Nigerian National Petroleum Corporation (NNPC) assumed the sole importer of petrol last October 2017, when it became obvious that the independent oil marketers were having challenges relating to their capacity to cope with the harsh realities of doing business in the sector.
When the government introduced a new price regime in 2016, it appeared the country had solved the lingering fuel crisis permanently. The new price regime that necessitated the increase of pump price of petrol from N86 per litre to N145 per litre was intended to eliminate the old subsidy regime. With the N145 per litre open market price (OMP). marketers were able to recoup the landing cost of imported product and make profit, unlike during the subsidy regime when the product was sold below the market price.
It was difficult for the private marketers to bring in fuel cargoes from the international market and sell at N145 without demanding subsidy with the price of crude oil at about $48 per barrel and exchange rate of N285 per dollar as at then.
However, the volatility in the international oil market changed the equation as exchange rates soared. The high cost of refined products led to tightening supply of petrol. And when the parallel market rate hit N400 per dollar, the marketers could not access dollar to import product even though the crude oil price was still low.
Things became worse as nobody could guarantee payment of subsidy claims to the fuel importers since the federal government did not provide for subsidy payment in the 2017 budget. Thus, by October 2017, the private marketers shunned importation of petrol and concentrated on diesel and kerosene, which are deregulated products. With this development, the NNPC became the sole importer of petrol. Before this time, the corporation had accounted for 45 per cent of imported petrol, while the private marketers accounted for 55 per cent. But since the private marketers shunned importation, the NNPC has been struggling to bridge the gap and account for 100 per cent of the country’s fuel supply.
While it is obvious that it is only the NNPC that has the capacity to absorb the losses arising from the sale of petrol at N145, which is below the market price, we urge the federal government to address these challenges by either deregulating the market to allow the forces of demand and supply to dictate the price or provide incentives to marketers to import and sell at N145.
Stakeholders in the nation’s oil and gas sector have decried the current model of managing the sector which they said has done a colossal damage to the Nigerian economy. They have also called on the Federal Government to effect total deregulation of the downstream sub-sector to ensure availability of petroleum products nationwide. Industry watchers insist that only total deregulation of the sector would curb incessant fuel scarcity and attract new investors. Currently there is partial deregulation of the sub-sector such that government through the Nigeria National Petroleum Corporation (NNPC) is the sole importer of petrol.

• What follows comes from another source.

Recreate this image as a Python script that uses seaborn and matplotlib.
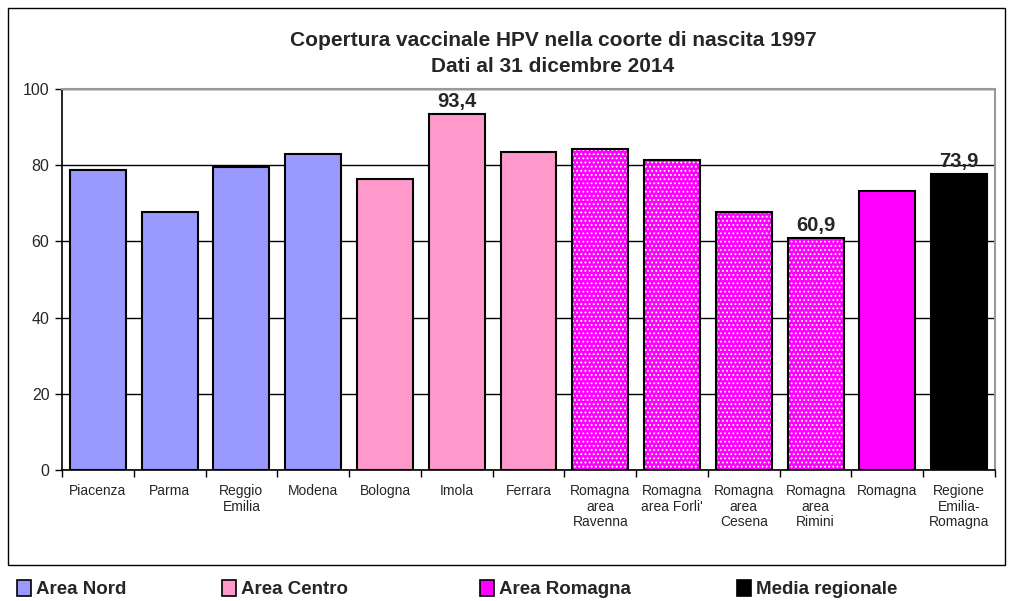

The government, in our opinion, owes itself a duty to educate Nigerians to be ready to accept the reality of total deregulation of the downstream sector. Deregulation will also enable the private sector and small scale refineries to work effectively to attract investors and patronage within and outside the country; encourage people to build businesses along the oil value chain.
We are persuaded to argue that when the sector is fully deregulated more investors will come and invest in refineries, transportation and depots that will, expectedly, go a long way to curb the recurring embarrassment fuel scarcity has become in a major oil producing country that Nigeria truly is. It will also boost government’s revenue earnings with the positive impact on the nation’s Gross Domestic Product (GDP).
We are also convinced that a total deregulation of the sector will serve as a catalyst that will propel investors to invest and encourage them to build more refineries, depots and other related investments which will in turn bring down prices of petroleum products all to the advantage of the common man. When the sector is fully deregulated, marketers will source for foreign exchange at market determined rates so as to operate without depending on government pay outs.
The beauty of deregulation, in our view, is its operability. In the environment that will emerge,
market will determine whether lazy marketers would stay or quit the system. If government refineries are not working well now, under full deregulation, they will be privatized so as to attain a beneficial structure that will guarantee that only an effective and efficient system survives in the interest of the country and the people.